= TASK GOAL =
Output only the lines running from the line bearing "Recreate this image" through the line bearing "const yTicks = [0, 20, 40, 60, 80, 100];", character for character.

= EXCERPTED DATA =
#####
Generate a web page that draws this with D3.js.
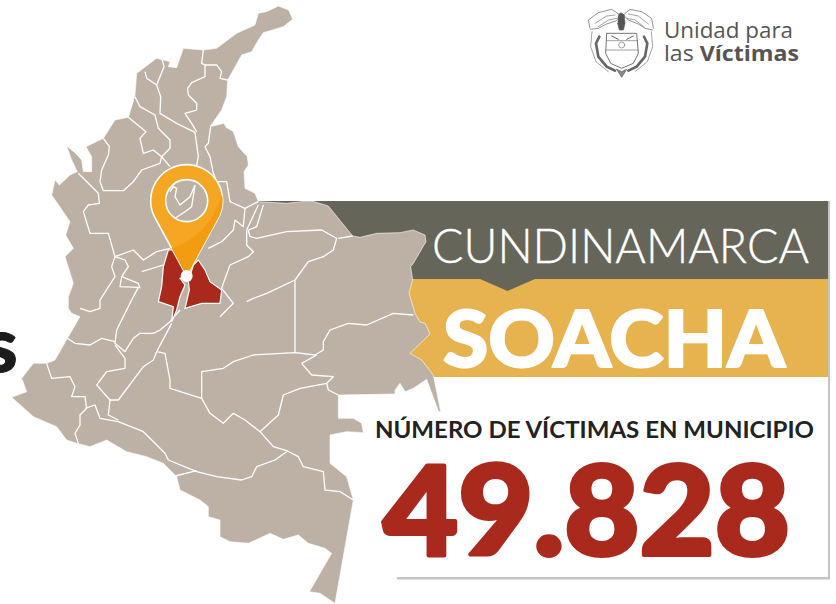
#####
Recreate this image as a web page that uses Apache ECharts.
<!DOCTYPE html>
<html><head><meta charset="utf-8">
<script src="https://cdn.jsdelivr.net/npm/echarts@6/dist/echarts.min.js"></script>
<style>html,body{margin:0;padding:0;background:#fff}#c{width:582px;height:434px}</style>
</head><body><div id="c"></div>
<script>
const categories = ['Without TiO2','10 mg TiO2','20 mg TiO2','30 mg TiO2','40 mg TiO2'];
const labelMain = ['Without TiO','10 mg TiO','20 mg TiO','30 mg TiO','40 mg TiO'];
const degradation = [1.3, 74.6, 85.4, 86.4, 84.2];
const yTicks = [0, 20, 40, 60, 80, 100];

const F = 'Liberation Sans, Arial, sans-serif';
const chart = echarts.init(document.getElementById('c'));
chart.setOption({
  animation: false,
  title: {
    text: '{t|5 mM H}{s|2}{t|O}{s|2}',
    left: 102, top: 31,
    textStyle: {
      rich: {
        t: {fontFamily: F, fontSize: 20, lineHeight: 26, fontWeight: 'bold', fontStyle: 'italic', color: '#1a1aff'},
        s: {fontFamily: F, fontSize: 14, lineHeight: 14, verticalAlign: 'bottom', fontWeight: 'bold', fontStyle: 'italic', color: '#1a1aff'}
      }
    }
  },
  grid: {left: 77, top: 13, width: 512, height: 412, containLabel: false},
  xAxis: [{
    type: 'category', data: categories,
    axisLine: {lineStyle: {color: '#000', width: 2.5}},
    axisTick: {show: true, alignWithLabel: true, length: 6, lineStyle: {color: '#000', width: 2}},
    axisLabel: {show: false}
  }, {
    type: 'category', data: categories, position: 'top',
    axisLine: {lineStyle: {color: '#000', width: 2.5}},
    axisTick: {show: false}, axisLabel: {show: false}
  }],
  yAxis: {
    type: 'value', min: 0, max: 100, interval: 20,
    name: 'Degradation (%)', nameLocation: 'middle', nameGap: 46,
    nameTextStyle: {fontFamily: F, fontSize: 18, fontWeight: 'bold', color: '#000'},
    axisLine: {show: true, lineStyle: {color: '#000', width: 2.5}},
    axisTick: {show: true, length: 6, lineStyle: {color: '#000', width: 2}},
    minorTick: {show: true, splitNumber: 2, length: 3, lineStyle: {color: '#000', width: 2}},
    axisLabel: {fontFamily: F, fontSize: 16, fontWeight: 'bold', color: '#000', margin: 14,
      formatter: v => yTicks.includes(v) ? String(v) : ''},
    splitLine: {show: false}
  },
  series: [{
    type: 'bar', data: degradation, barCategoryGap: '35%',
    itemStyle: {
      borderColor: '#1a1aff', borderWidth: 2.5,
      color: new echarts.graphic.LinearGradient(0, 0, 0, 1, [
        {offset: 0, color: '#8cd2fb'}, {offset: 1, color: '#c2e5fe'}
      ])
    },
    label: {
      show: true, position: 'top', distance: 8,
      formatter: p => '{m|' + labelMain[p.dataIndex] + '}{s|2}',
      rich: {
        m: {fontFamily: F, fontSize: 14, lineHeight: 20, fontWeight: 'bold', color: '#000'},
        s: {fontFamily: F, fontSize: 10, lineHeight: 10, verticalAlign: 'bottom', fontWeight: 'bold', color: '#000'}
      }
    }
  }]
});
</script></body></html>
#####
= SOLUTION =
Recreate this image as a web page that uses Apache ECharts.
<!DOCTYPE html>
<html><head><meta charset="utf-8">
<script src="https://cdn.jsdelivr.net/npm/echarts@6/dist/echarts.min.js"></script>
<style>html,body{margin:0;padding:0;background:#fff}#c{width:582px;height:434px}</style>
</head><body><div id="c"></div>
<script>
const categories = ['Without TiO2','10 mg TiO2','20 mg TiO2','30 mg TiO2','40 mg TiO2'];
const labelMain = ['Without TiO','10 mg TiO','20 mg TiO','30 mg TiO','40 mg TiO'];
const degradation = [1.3, 74.6, 85.4, 86.4, 84.2];
const yTicks = [0, 20, 40, 60, 80, 100];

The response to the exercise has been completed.